WHAT YOU ARE ASKED TO DO —
Emit the data below verbatim, stripping out any pictures.

· · · ·

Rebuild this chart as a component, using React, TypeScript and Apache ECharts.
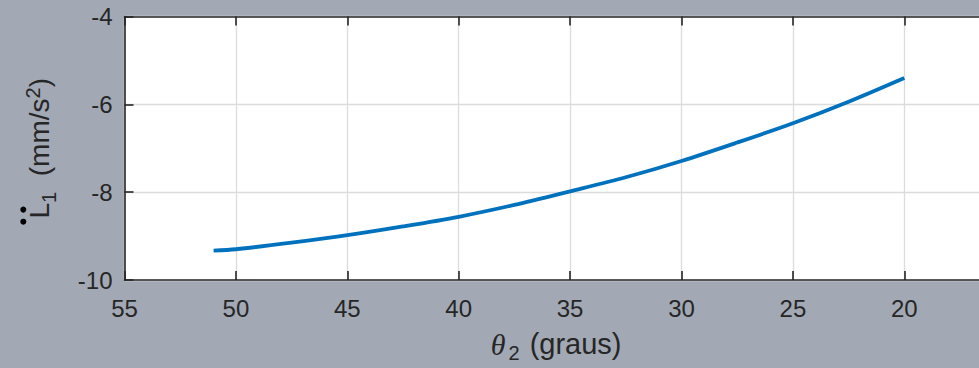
import React, { useEffect, useRef } from "react";
import * as echarts from "echarts";

// θ2 (graus) and L̈1 (mm/s²)
const thetaDeg = [51, 50, 47.5, 45, 42.5, 40, 37.5, 35, 32.5, 30, 27.5, 25, 22.5, 20];
const accel = [-9.33, -9.3, -9.15, -8.98, -8.78, -8.56, -8.29, -7.98, -7.66, -7.29, -6.87, -6.43, -5.94, -5.4];

const xMin = 15;
const xMax = 55;
const xStep = 5;
const yMin = -10;
const yMax = -4;
const yStep = 2;

const FONT = "'Liberation Sans', Arial, Helvetica, sans-serif";
const SERIF = "'Liberation Serif', 'DejaVu Serif', serif";
const INK = "#262626";

export default function App() {
  const ref = useRef<HTMLDivElement>(null);
  useEffect(() => {
    if (!ref.current) return;
    const chart = echarts.init(ref.current, undefined, { renderer: "svg" });
    const data = thetaDeg.map((t, i) => [t, accel[i]]);
    const axisLine = { show: true, lineStyle: { color: INK, width: 1.6 } };
    const axisTick = { show: true, inside: true, length: 9, lineStyle: { color: INK, width: 1.6 } };
    chart.setOption({
      animation: false,
      backgroundColor: "#a2a9b4",
      grid: {
        left: 124.5,
        right: 4.3,
        top: 16.5,
        bottom: 88,
        outerBoundsMode: "none",
        containLabel: false,
        show: true,
        backgroundColor: "#ffffff",
        borderWidth: 0,
      },
      graphic: [
        { type: "circle", shape: { cx: 23.3, cy: 209.6, r: 3 }, style: { fill: "#000" }, silent: true },
        { type: "circle", shape: { cx: 23.3, cy: 221.7, r: 3 }, style: { fill: "#000" }, silent: true },
      ],
      xAxis: [
        {
          type: "value",
          inverse: true,
          min: xMin,
          max: xMax,
          interval: xStep,
          position: "bottom",
          axisLine,
          axisTick,
          axisLabel: {
            color: INK,
            fontSize: 24,
            fontFamily: FONT,
            margin: 16,
            formatter: (v: number) => (v === xMin ? "" : String(v)),
          },
          splitLine: { show: true, lineStyle: { color: "#dcdcdc", width: 1.3 } },
          name: "{th|θ}{sub|2} (graus)",
          nameLocation: "middle",
          nameGap: 45,
          nameTextStyle: {
            color: INK,
            fontSize: 29,
            fontFamily: FONT,
            padding: [0, 28, 0, 0],
            rich: {
              th: { fontFamily: SERIF, fontStyle: "italic", fontSize: 30, color: INK },
              sub: { fontSize: 20, fontFamily: FONT, color: INK, padding: [18, 2, 0, 3] },
            },
          },
        },
        {
          type: "value",
          inverse: true,
          min: xMin,
          max: xMax,
          interval: xStep,
          position: "top",
          axisLine,
          axisTick,
          axisLabel: { show: false },
          splitLine: { show: false },
        },
      ],
      yAxis: {
        type: "value",
        min: yMin,
        max: yMax,
        interval: yStep,
        axisLine,
        axisTick,
        axisLabel: { color: INK, fontSize: 24, fontFamily: FONT, margin: 12 },
        splitLine: { show: true, lineStyle: { color: "#dcdcdc", width: 1.3 } },
        name: "{l|L}{sub|1}  (mm/s{sup|2})",
        nameLocation: "middle",
        nameGap: 66,
        nameRotate: 90,
        nameTextStyle: {
          color: INK,
          fontSize: 28,
          fontFamily: FONT,
          rich: {
            l: { fontSize: 28, fontFamily: FONT, color: INK },
            sub: { fontSize: 20, fontFamily: FONT, color: INK, padding: [18, 0, 0, 0] },
            sup: { fontSize: 20, fontFamily: FONT, color: INK, padding: [0, 0, 14, 0] },
          },
        },
      },
      series: [
        {
          type: "line",
          xAxisIndex: 0,
          data,
          smooth: 0.3,
          symbol: "none",
          lineStyle: { color: "#0072BD", width: 3.8 },
        },
      ],
    });
    return () => chart.dispose();
  }, []);
  return (
    <div style={{ position: "fixed", left: 0, top: 0, width: 979, height: 368, overflow: "hidden" }}>
      <div ref={ref} style={{ width: 1020, height: 368 }} />
    </div>
  );
}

· · · ·

COMPLETE RESPONSE —
Rebuild this chart as a component, using React, TypeScript and Apache ECharts.
import React, { useEffect, useRef } from "react";
import * as echarts from "echarts";

// θ2 (graus) and L̈1 (mm/s²)
const thetaDeg = [51, 50, 47.5, 45, 42.5, 40, 37.5, 35, 32.5, 30, 27.5, 25, 22.5, 20];
const accel = [-9.33, -9.3, -9.15, -8.98, -8.78, -8.56, -8.29, -7.98, -7.66, -7.29, -6.87, -6.43, -5.94, -5.4];

const xMin = 15;
const xMax = 55;
const xStep = 5;
const yMin = -10;
const yMax = -4;
const yStep = 2;

const FONT = "'Liberation Sans', Arial, Helvetica, sans-serif";
const SERIF = "'Liberation Serif', 'DejaVu Serif', serif";
const INK = "#262626";

export default function App() {
  const ref = useRef<HTMLDivElement>(null);
  useEffect(() => {
    if (!ref.current) return;
    const chart = echarts.init(ref.current, undefined, { renderer: "svg" });
    const data = thetaDeg.map((t, i) => [t, accel[i]]);
    const axisLine = { show: true, lineStyle: { color: INK, width: 1.6 } };
    const axisTick = { show: true, inside: true, length: 9, lineStyle: { color: INK, width: 1.6 } };
    chart.setOption({
      animation: false,
      backgroundColor: "#a2a9b4",
      grid: {
        left: 124.5,
        right: 4.3,
        top: 16.5,
        bottom: 88,
        outerBoundsMode: "none",
        containLabel: false,
        show: true,
        backgroundColor: "#ffffff",
        borderWidth: 0,
      },
      graphic: [
        { type: "circle", shape: { cx: 23.3, cy: 209.6, r: 3 }, style: { fill: "#000" }, silent: true },
        { type: "circle", shape: { cx: 23.3, cy: 221.7, r: 3 }, style: { fill: "#000" }, silent: true },
      ],
      xAxis: [
        {
          type: "value",
          inverse: true,
          min: xMin,
          max: xMax,
          interval: xStep,
          position: "bottom",
          axisLine,
          axisTick,
          axisLabel: {
            color: INK,
            fontSize: 24,
            fontFamily: FONT,
            margin: 16,
            formatter: (v: number) => (v === xMin ? "" : String(v)),
          },
          splitLine: { show: true, lineStyle: { color: "#dcdcdc", width: 1.3 } },
          name: "{th|θ}{sub|2} (graus)",
          nameLocation: "middle",
          nameGap: 45,
          nameTextStyle: {
            color: INK,
            fontSize: 29,
            fontFamily: FONT,
            padding: [0, 28, 0, 0],
            rich: {
              th: { fontFamily: SERIF, fontStyle: "italic", fontSize: 30, color: INK },
              sub: { fontSize: 20, fontFamily: FONT, color: INK, padding: [18, 2, 0, 3] },
            },
          },
        },
        {
          type: "value",
          inverse: true,
          min: xMin,
          max: xMax,
          interval: xStep,
          position: "top",
          axisLine,
          axisTick,
          axisLabel: { show: false },
          splitLine: { show: false },
        },
      ],
      yAxis: {
        type: "value",
        min: yMin,
        max: yMax,
        interval: yStep,
        axisLine,
        axisTick,
        axisLabel: { color: INK, fontSize: 24, fontFamily: FONT, margin: 12 },
        splitLine: { show: true, lineStyle: { color: "#dcdcdc", width: 1.3 } },
        name: "{l|L}{sub|1}  (mm/s{sup|2})",
        nameLocation: "middle",
        nameGap: 66,
        nameRotate: 90,
        nameTextStyle: {
          color: INK,
          fontSize: 28,
          fontFamily: FONT,
          rich: {
            l: { fontSize: 28, fontFamily: FONT, color: INK },
            sub: { fontSize: 20, fontFamily: FONT, color: INK, padding: [18, 0, 0, 0] },
            sup: { fontSize: 20, fontFamily: FONT, color: INK, padding: [0, 0, 14, 0] },
          },
        },
      },
      series: [
        {
          type: "line",
          xAxisIndex: 0,
          data,
          smooth: 0.3,
          symbol: "none",
          lineStyle: { color: "#0072BD", width: 3.8 },
        },
      ],
    });
    return () => chart.dispose();
  }, []);
  return (
    <div style={{ position: "fixed", left: 0, top: 0, width: 979, height: 368, overflow: "hidden" }}>
      <div ref={ref} style={{ width: 1020, height: 368 }} />
    </div>
  );
}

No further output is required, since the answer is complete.